Given material:

START

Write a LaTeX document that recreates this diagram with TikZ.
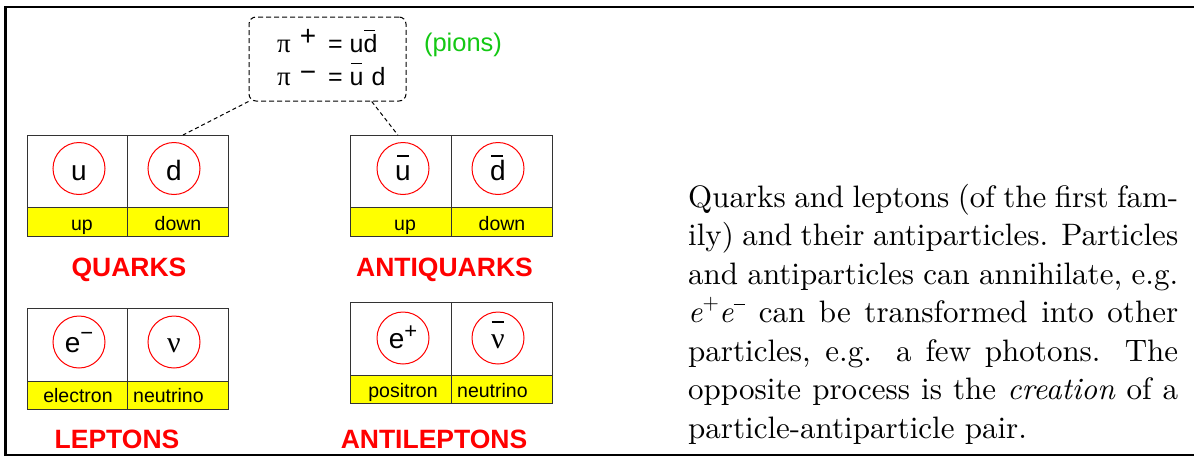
\documentclass[tikz,border=0pt]{standalone}
\usepackage{fontspec}
\usetikzlibrary{calc}
\newfontfamily\hv{Liberation Sans}
\newfontfamily\gr{Liberation Serif}
\newfontfamily\cmten{lmroman10-regular.otf}[ItalicFont=lmroman10-italic.otf]
\definecolor{pgreen}{RGB}{20,200,20}
\definecolor{pyellow}{RGB}{255,255,0}
\newcommand\ovb[2][0em]{\leavevmode\setbox0\hbox{#2}\rlap{\hbox to\wd0{\hss\kern#1\rule[0.83em]{0.42em}{0.06em}\hss}}\box0}
\newcommand\upsc[2][0.38em]{\raisebox{#1}{#2}}
\newcommand\txsup[1]{\raisebox{0.42em}{\fontsize{21}{21}\selectfont #1}}
\begin{document}
\begin{tikzpicture}[x=1pt,y=-1pt,
  cell/.style={draw=black!80,line width=1.3pt,minimum width=100.5pt,inner sep=0pt,anchor=north west},
  band/.style={cell,fill=pyellow},
  pc/.style={circle,draw=red,line width=1pt,minimum size=52pt,inner sep=0pt},
  plet/.style={anchor=base,inner sep=0pt,font=\hv\fontsize{28}{28}\selectfont},
  btxt/.style={anchor=base,inner sep=0pt,font=\hv\fontsize{19.5}{20}\selectfont},
  cat/.style={anchor=base,inner sep=0pt,text=red,font=\hv\bfseries\fontsize{26.5}{27}\selectfont},
  conn/.style={line width=1pt,dash pattern=on 4pt off 3pt},
  pitxt/.style={anchor=base west,inner sep=0pt,font=\hv\fontsize{25}{25}\selectfont}
]
\useasboundingbox (0,0) rectangle (1194,458);
\draw[line width=2.5pt] (1197,7) -- (5.5,7) -- (5.5,455) -- (1197,455);

% pion box
\node[draw,dash pattern=on 5pt off 3pt,line width=1pt,rounded corners=7pt,minimum width=157pt,minimum height=84pt] (pion) at (327.5,59) {};
\node[pitxt] (pi1) at (277,52) {{\gr\fontsize{27}{27}\selectfont π}\kern9pt\upsc[0.26em]{\fontsize{28}{28}\selectfont +}\kern12pt= u\ovb[-0.08em]{d}};
\node[pitxt] (pi2) at (277,85) {{\gr\fontsize{27}{27}\selectfont π}\kern9pt\upsc[0.15em]{\fontsize{28}{28}\selectfont −}\kern12pt= \ovb{u}\kern1pt\ d};
\node[anchor=base,inner sep=0pt,text=pgreen,font=\hv\fontsize{25.5}{26}\selectfont] (pions) at (463,51.5) {(pions)};

% quarks
\node[cell,minimum height=72pt] (qu) at (26.5,135) {};
\node[cell,minimum height=72pt] (qd) at (127,135) {};
\node[band,minimum height=29pt] (qub) at (26.5,207) {};
\node[band,minimum height=29pt] (qdb) at (127,207) {};
\node[pc] (cu) at (79,168.5) {};
\node[plet] (tu) at (79,180) {u};
\node[pc] (cd) at (174,168.5) {};
\node[plet] (td) at (174,180) {d};
\node[btxt] (lu) at (82,230) {up};
\node[btxt] (ld) at (178,230) {down};
\node[cat] (quarks) at (129,276.5) {QUARKS};

% antiquarks
\node[cell,minimum height=72pt] (au) at (350,135) {};
\node[cell,minimum height=72pt] (ad) at (451,135) {};
\node[band,minimum height=29pt] (aub) at (350,207) {};
\node[band,minimum height=29pt] (adb) at (451,207) {};
\node[pc] (cau) at (403,168.5) {};
\node[plet] (tau) at (403,180) {\ovb{u}};
\node[pc] (cad) at (498,168.5) {};
\node[plet] (tad) at (498,180) {\ovb[-0.08em]{d}};
\node[btxt] (lau) at (405,230) {up};
\node[btxt] (lad) at (502,230) {down};
\node[cat] (aquarks) at (444.5,276.5) {ANTIQUARKS};

% leptons
\node[cell,minimum height=73pt] (le) at (26.5,308) {};
\node[cell,minimum height=73pt] (ln) at (127,308) {};
\node[band,minimum height=28pt] (leb) at (26.5,381) {};
\node[band,minimum height=28pt] (lnb) at (127,381) {};
\node[pc] (ce) at (79,342) {};
\node[plet] (te) at (79,352) {e\upsc[0.42em]{\fontsize{22}{22}\selectfont −}};
\node[pc] (cn) at (174,342) {};
\node[plet] (tn) at (174,352) {\gr\fontsize{30}{30}\selectfont ν};
\node[btxt] (lel) at (78,402.5) {electron};
\node[btxt,anchor=base west] (lnl) at (133,402.5) {neutrino};
\node[cat] (leptons) at (117,448) {LEPTONS};

% antileptons
\node[cell,minimum height=73pt] (ae) at (350,302) {};
\node[cell,minimum height=73pt] (an) at (451,302) {};
\node[band,minimum height=28pt] (aeb) at (350,375) {};
\node[band,minimum height=28pt] (anb) at (451,375) {};
\node[pc] (cae) at (403,338) {};
\node[plet] (tae) at (403,348) {e\upsc[0.35em]{\fontsize{22}{22}\selectfont +}};
\node[pc] (can) at (498,338) {};
\node[plet] (tan) at (498,348) {\gr\fontsize{30}{30}\selectfont\ovb{ν}};
\node[btxt] (lae) at (403,397) {positron};
\node[btxt,anchor=base west] (lan) at (457,397) {neutrino};
\node[cat] (aleptons) at (434,448) {ANTILEPTONS};

% connectors
\coordinate (qdtop) at ($(qd.north west)!0.55!(qd.north east)$);
\coordinate (pb) at ($(pion.south west)!0.78!(pion.south east)$);
\coordinate (autop) at ($(au.north west)!0.47!(au.north east)$);
\draw[conn] (pion.south west) -- (qdtop);
\draw[conn] (pb) -- (autop);

% paragraph
\node[anchor=base west,inner sep=0pt,text width=490pt,align=justify,font=\cmten\fontsize{31}{38.5}\selectfont] (para) at (688,207) {Quarks and leptons (of the first fam-\linebreak ily) and their antiparticles. Particles\linebreak and antiparticles can annihilate, e.g.\linebreak \textit{e}\txsup{+}\textit{e}\txsup{\rule[0.22em]{0.55em}{0.05em}} can be transformed into other\linebreak particles, e.g. a few photons. The\linebreak opposite process is the \emph{creation} of a\linebreak particle-antiparticle pair.};
\end{tikzpicture}
\end{document}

END

The problem:
Give an exact copy of the material, leaving out every picture.

Correct output:
Write a LaTeX document that recreates this diagram with TikZ.
\documentclass[tikz,border=0pt]{standalone}
\usepackage{fontspec}
\usetikzlibrary{calc}
\newfontfamily\hv{Liberation Sans}
\newfontfamily\gr{Liberation Serif}
\newfontfamily\cmten{lmroman10-regular.otf}[ItalicFont=lmroman10-italic.otf]
\definecolor{pgreen}{RGB}{20,200,20}
\definecolor{pyellow}{RGB}{255,255,0}
\newcommand\ovb[2][0em]{\leavevmode\setbox0\hbox{#2}\rlap{\hbox to\wd0{\hss\kern#1\rule[0.83em]{0.42em}{0.06em}\hss}}\box0}
\newcommand\upsc[2][0.38em]{\raisebox{#1}{#2}}
\newcommand\txsup[1]{\raisebox{0.42em}{\fontsize{21}{21}\selectfont #1}}
\begin{document}
\begin{tikzpicture}[x=1pt,y=-1pt,
  cell/.style={draw=black!80,line width=1.3pt,minimum width=100.5pt,inner sep=0pt,anchor=north west},
  band/.style={cell,fill=pyellow},
  pc/.style={circle,draw=red,line width=1pt,minimum size=52pt,inner sep=0pt},
  plet/.style={anchor=base,inner sep=0pt,font=\hv\fontsize{28}{28}\selectfont},
  btxt/.style={anchor=base,inner sep=0pt,font=\hv\fontsize{19.5}{20}\selectfont},
  cat/.style={anchor=base,inner sep=0pt,text=red,font=\hv\bfseries\fontsize{26.5}{27}\selectfont},
  conn/.style={line width=1pt,dash pattern=on 4pt off 3pt},
  pitxt/.style={anchor=base west,inner sep=0pt,font=\hv\fontsize{25}{25}\selectfont}
]
\useasboundingbox (0,0) rectangle (1194,458);
\draw[line width=2.5pt] (1197,7) -- (5.5,7) -- (5.5,455) -- (1197,455);

% pion box
\node[draw,dash pattern=on 5pt off 3pt,line width=1pt,rounded corners=7pt,minimum width=157pt,minimum height=84pt] (pion) at (327.5,59) {};
\node[pitxt] (pi1) at (277,52) {{\gr\fontsize{27}{27}\selectfont π}\kern9pt\upsc[0.26em]{\fontsize{28}{28}\selectfont +}\kern12pt= u\ovb[-0.08em]{d}};
\node[pitxt] (pi2) at (277,85) {{\gr\fontsize{27}{27}\selectfont π}\kern9pt\upsc[0.15em]{\fontsize{28}{28}\selectfont −}\kern12pt= \ovb{u}\kern1pt\ d};
\node[anchor=base,inner sep=0pt,text=pgreen,font=\hv\fontsize{25.5}{26}\selectfont] (pions) at (463,51.5) {(pions)};

% quarks
\node[cell,minimum height=72pt] (qu) at (26.5,135) {};
\node[cell,minimum height=72pt] (qd) at (127,135) {};
\node[band,minimum height=29pt] (qub) at (26.5,207) {};
\node[band,minimum height=29pt] (qdb) at (127,207) {};
\node[pc] (cu) at (79,168.5) {};
\node[plet] (tu) at (79,180) {u};
\node[pc] (cd) at (174,168.5) {};
\node[plet] (td) at (174,180) {d};
\node[btxt] (lu) at (82,230) {up};
\node[btxt] (ld) at (178,230) {down};
\node[cat] (quarks) at (129,276.5) {QUARKS};

% antiquarks
\node[cell,minimum height=72pt] (au) at (350,135) {};
\node[cell,minimum height=72pt] (ad) at (451,135) {};
\node[band,minimum height=29pt] (aub) at (350,207) {};
\node[band,minimum height=29pt] (adb) at (451,207) {};
\node[pc] (cau) at (403,168.5) {};
\node[plet] (tau) at (403,180) {\ovb{u}};
\node[pc] (cad) at (498,168.5) {};
\node[plet] (tad) at (498,180) {\ovb[-0.08em]{d}};
\node[btxt] (lau) at (405,230) {up};
\node[btxt] (lad) at (502,230) {down};
\node[cat] (aquarks) at (444.5,276.5) {ANTIQUARKS};

% leptons
\node[cell,minimum height=73pt] (le) at (26.5,308) {};
\node[cell,minimum height=73pt] (ln) at (127,308) {};
\node[band,minimum height=28pt] (leb) at (26.5,381) {};
\node[band,minimum height=28pt] (lnb) at (127,381) {};
\node[pc] (ce) at (79,342) {};
\node[plet] (te) at (79,352) {e\upsc[0.42em]{\fontsize{22}{22}\selectfont −}};
\node[pc] (cn) at (174,342) {};
\node[plet] (tn) at (174,352) {\gr\fontsize{30}{30}\selectfont ν};
\node[btxt] (lel) at (78,402.5) {electron};
\node[btxt,anchor=base west] (lnl) at (133,402.5) {neutrino};
\node[cat] (leptons) at (117,448) {LEPTONS};

% antileptons
\node[cell,minimum height=73pt] (ae) at (350,302) {};
\node[cell,minimum height=73pt] (an) at (451,302) {};
\node[band,minimum height=28pt] (aeb) at (350,375) {};
\node[band,minimum height=28pt] (anb) at (451,375) {};
\node[pc] (cae) at (403,338) {};
\node[plet] (tae) at (403,348) {e\upsc[0.35em]{\fontsize{22}{22}\selectfont +}};
\node[pc] (can) at (498,338) {};
\node[plet] (tan) at (498,348) {\gr\fontsize{30}{30}\selectfont\ovb{ν}};
\node[btxt] (lae) at (403,397) {positron};
\node[btxt,anchor=base west] (lan) at (457,397) {neutrino};
\node[cat] (aleptons) at (434,448) {ANTILEPTONS};

% connectors
\coordinate (qdtop) at ($(qd.north west)!0.55!(qd.north east)$);
\coordinate (pb) at ($(pion.south west)!0.78!(pion.south east)$);
\coordinate (autop) at ($(au.north west)!0.47!(au.north east)$);
\draw[conn] (pion.south west) -- (qdtop);
\draw[conn] (pb) -- (autop);

% paragraph
\node[anchor=base west,inner sep=0pt,text width=490pt,align=justify,font=\cmten\fontsize{31}{38.5}\selectfont] (para) at (688,207) {Quarks and leptons (of the first fam-\linebreak ily) and their antiparticles. Particles\linebreak and antiparticles can annihilate, e.g.\linebreak \textit{e}\txsup{+}\textit{e}\txsup{\rule[0.22em]{0.55em}{0.05em}} can be transformed into other\linebreak particles, e.g. a few photons. The\linebreak opposite process is the \emph{creation} of a\linebreak particle-antiparticle pair.};
\end{tikzpicture}
\end{document}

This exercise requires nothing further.